__Task inputs__.
* * * * *

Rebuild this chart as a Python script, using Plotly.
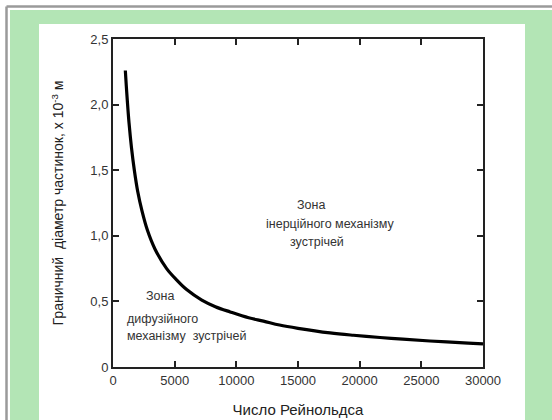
import plotly.graph_objects as go

# ---- data ----
reynolds = [1000, 1080, 1160, 1300, 1500, 1730, 2000, 2350, 2800, 3400, 4350,
            5200, 5970, 7200, 8300, 9500, 11000, 12200, 13500, 15000, 17600,
            19500, 21650, 23500, 25700, 28800, 30000]
diameter = [2.26, 2.14, 2.03, 1.86, 1.67, 1.50, 1.34, 1.19, 1.04, 0.90, 0.75,
            0.66, 0.59, 0.51, 0.46, 0.42, 0.375, 0.35, 0.32, 0.295, 0.26,
            0.242, 0.225, 0.212, 0.198, 0.182, 0.176]

x_tickvals = [0, 5000, 10000, 15000, 20000, 25000, 30000]
x_ticktext = ["0", "5000", "10000", "15000", "20000", "25000", "30000"]
y_tickvals = [0, 0.5, 1.0, 1.5, 2.0, 2.5]
y_ticktext = ["0", "0,5", "1,0", "1,5", "2,0", "2,5"]

x_title = "Число Рейнольдса"
y_title = "Граничний  діаметр частинок, x 10<sup>-3</sup> м"

zone_labels = [
    ("Зона", 16050, 1.235, "center"),
    ("інерційного механізму", 17600, 1.09, "center"),
    ("зустрічей", 16550, 0.953, "center"),
    ("Зона", 3800, 0.541, "center"),
    ("дифузійного", 950, 0.366, "left"),
    ("механізму  зустрічей", 950, 0.236, "left"),
]

# ---- layout geometry (pixels) ----
W, H = 552, 420
PL, PR, PT, PB = 113, 483, 39, 367


def px(xp):
    return (xp - PL) / (PR - PL)


def py(yp):
    return (PB - yp) / (PB - PT)


FONT = "Liberation Sans, Arial, sans-serif"

fig = go.Figure()
fig.add_trace(go.Scatter(
    x=reynolds, y=diameter, mode="lines",
    line=dict(color="black", width=3.2, shape="spline", smoothing=1),
    showlegend=False, hoverinfo="skip",
))

shapes = [
    # green frame
    dict(type="rect", xref="paper", yref="paper", x0=px(10), x1=px(560),
         y0=py(430), y1=py(10), fillcolor="#b3e5b5", line=dict(width=0),
         layer="below"),
    # white panel
    dict(type="rect", xref="paper", yref="paper", x0=px(39), x1=px(525),
         y0=py(430), y1=py(24), fillcolor="white", line=dict(width=0),
         layer="below"),
    # grey border lines
    dict(type="line", xref="paper", yref="paper", x0=px(6.5), x1=px(560),
         y0=py(6.5), y1=py(6.5), line=dict(color="#9a9a9a", width=2.5)),
    dict(type="line", xref="paper", yref="paper", x0=px(6.5), x1=px(6.5),
         y0=py(6.5), y1=py(430), line=dict(color="#9a9a9a", width=2.5)),
]

annotations = []
for text, xv, yv, anchor in zone_labels:
    annotations.append(dict(
        x=xv, y=yv, xref="x", yref="y", text=text, showarrow=False,
        xanchor=anchor, yanchor="middle",
        font=dict(family=FONT, size=12.5, color="#333333"),
    ))

fig.update_layout(
    width=W, height=H,
    margin=dict(l=PL, r=W - PR, t=PT, b=H - PB, pad=0, autoexpand=False),
    paper_bgcolor="white",
    plot_bgcolor="white",
    shapes=shapes,
    annotations=annotations,
    font=dict(family=FONT, color="#333333"),
    xaxis=dict(
        range=[0, 30000], tickvals=x_tickvals, ticktext=x_ticktext,
        ticks="inside", ticklen=6, tickwidth=1.5, tickcolor="#222",
        showline=True, linecolor="#222", linewidth=2, mirror="ticks",
        showgrid=False, zeroline=False, automargin=False,
        tickfont=dict(family=FONT, size=13, color="#333"),
        title=dict(text=x_title, standoff=18,
                   font=dict(family=FONT, size=15, color="#222")),
    ),
    yaxis=dict(
        range=[0, 2.5], tickvals=y_tickvals, ticktext=y_ticktext,
        ticks="inside", ticklen=6, tickwidth=1.5, tickcolor="#222",
        showline=True, linecolor="#222", linewidth=2, mirror="ticks",
        showgrid=False, zeroline=False, automargin=False,
        tickfont=dict(family=FONT, size=13, color="#333"),
        title=dict(text=y_title, standoff=23,
                   font=dict(family=FONT, size=14, color="#222")),
    ),
)

fig.write_html(
    "out.html",
    config={"displayModeBar": False},
    post_script="document.body.style.margin='0';document.body.style.overflow='hidden';",
)
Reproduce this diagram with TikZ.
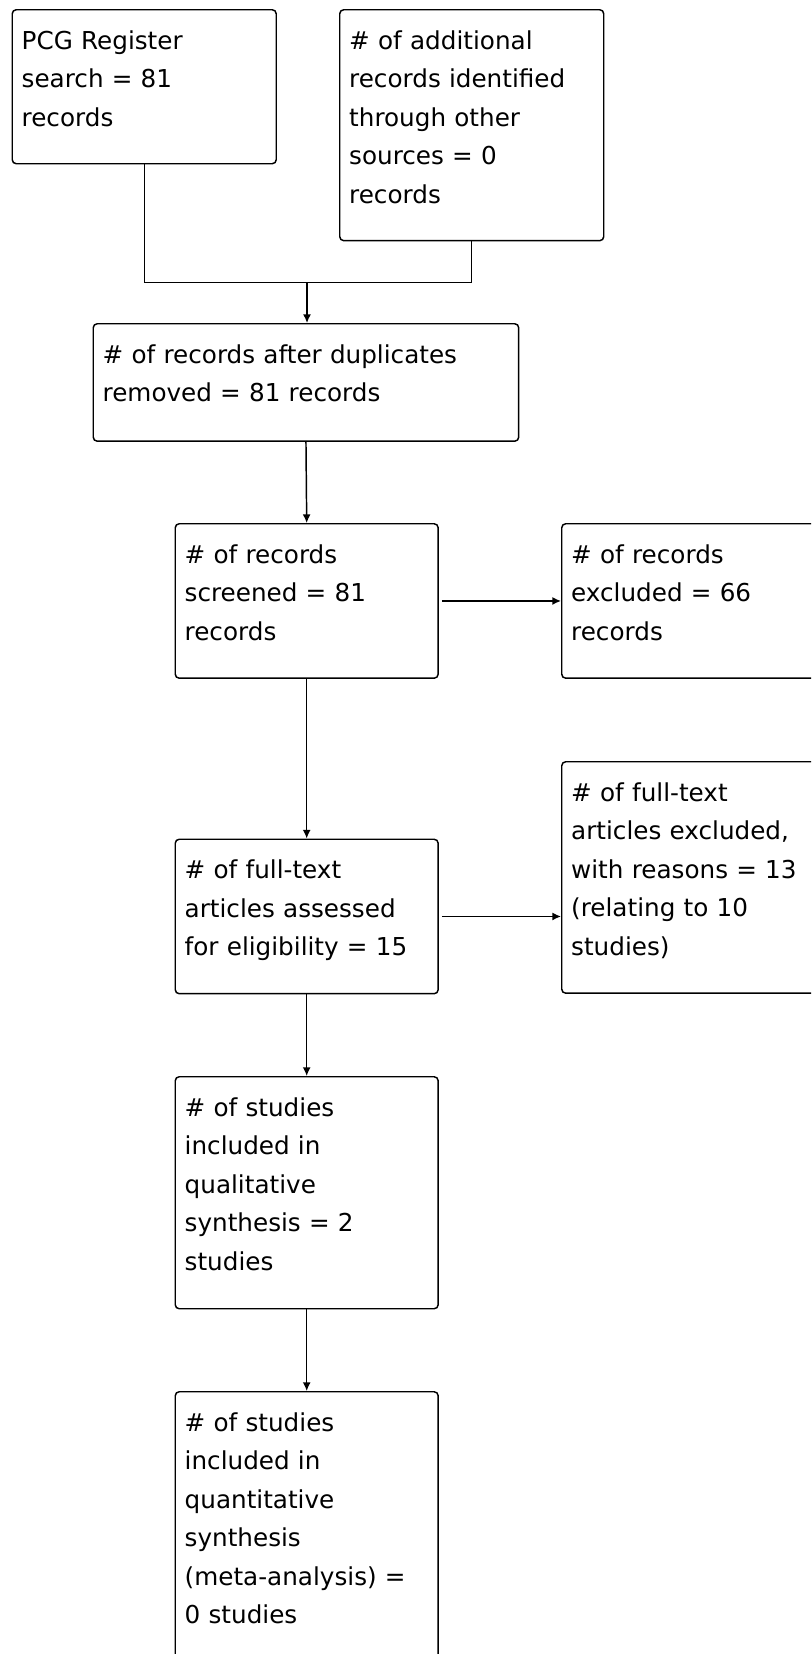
\documentclass[tikz,border=0pt]{standalone}
\usepackage{fontspec}
\setmainfont{DejaVu Sans}
\usetikzlibrary{arrows.meta}
\tikzset{
  box/.style={draw=black, line width=1.1pt, rounded corners=3pt, anchor=north west,
    inner xsep=7.1pt, inner ysep=0pt, align=left, text height=29.6pt,
    font=\fontsize{18.5pt}{28.9pt}\selectfont},
  conn/.style={draw=black, line width=1.1pt},
  arr/.style={conn, -{Latex[length=6.5pt,width=6pt]}}
}
\begin{document}
\begin{tikzpicture}[x=0.75pt,y=-0.75pt]
\clip (0,0) rectangle (811,1654);
\fill[white] (0,0) rectangle (811,1654);
\node[box, text width=183.8pt, text depth=85.9pt] (b1) at (11.5,9)
  {PCG Register\\search = 81\\records};
\node[box, text width=183.8pt, text depth=143.6pt] (b2) at (339,9)
  {\# of additional\\records identified\\through other\\sources = 0\\records};
\node[box, text width=304.9pt, text depth=58.5pt] (b3) at (92.5,323)
  {\# of records after duplicates\\removed = 81 records};
\node[box, text width=183pt, text depth=86.25pt] (b4) at (174.5,523)
  {\# of records\\screened = 81\\records};
\node[box, text width=188.3pt, text depth=86.25pt] (b5) at (561,523)
  {\# of records\\excluded = 66\\records};
\node[box, text width=183pt, text depth=86.25pt] (b6) at (174.5,838.5)
  {\# of full-text\\articles assessed\\for eligibility = 15};
\node[box, text width=188.3pt, text depth=144pt] (b7) at (561,761)
  {\# of full-text\\articles excluded,\\with reasons = 13\\(relating to 10\\studies)};
\node[box, text width=183pt, text depth=144.4pt] (b8) at (174.5,1076)
  {\# of studies\\included in\\qualitative\\synthesis = 2\\studies};
\node[box, text width=183pt, text depth=195.4pt] (b9) at (174.5,1391)
  {\# of studies\\included in\\quantitative\\synthesis\\(meta-analysis) =\\0 studies};
\coordinate (j) at (307,282.5);
\draw[conn] (b1.south) |- (j) -| (b2.south);
\draw[arr] (j) -- (b3.north -| j);
\draw[arr] (b3.south) -- (b4.north);
\draw[arr, shorten <=2.2pt] (b4.east) -- (b5.west);
\draw[arr] (b4.south) -- (b6.north);
\draw[arr, shorten <=2.2pt] (b6.east) -- (b6.east -| b7.west);
\draw[arr] (b6.south) -- (b8.north);
\draw[arr] (b8.south) -- (b9.north);
\end{tikzpicture}
\end{document}
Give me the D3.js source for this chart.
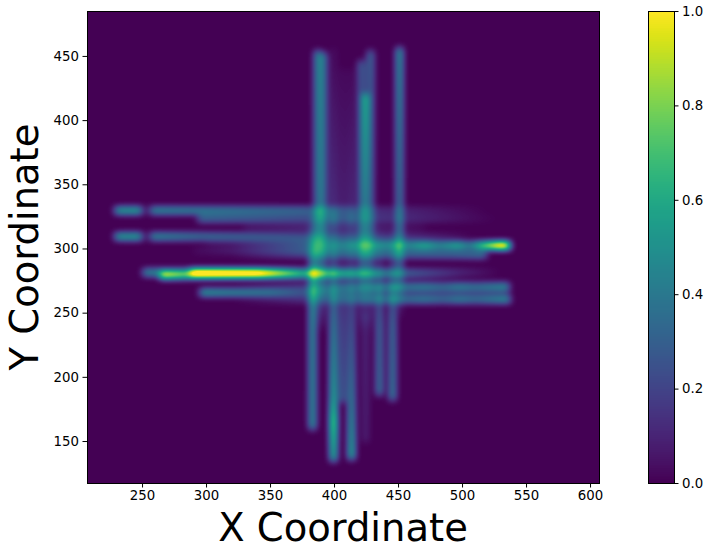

* * * * *

__Your goal__.
Pictures are excluded: retype only the lines from the beginning of the listing above through the line with "0.242, 0.225, 0.212, 0.198, 0.182, 0.176]", both included.

__Answer for this exercise__.
Rebuild this chart as a Python script, using Plotly.
import plotly.graph_objects as go

# ---- data ----
reynolds = [1000, 1080, 1160, 1300, 1500, 1730, 2000, 2350, 2800, 3400, 4350,
            5200, 5970, 7200, 8300, 9500, 11000, 12200, 13500, 15000, 17600,
            19500, 21650, 23500, 25700, 28800, 30000]
diameter = [2.26, 2.14, 2.03, 1.86, 1.67, 1.50, 1.34, 1.19, 1.04, 0.90, 0.75,
            0.66, 0.59, 0.51, 0.46, 0.42, 0.375, 0.35, 0.32, 0.295, 0.26,
            0.242, 0.225, 0.212, 0.198, 0.182, 0.176]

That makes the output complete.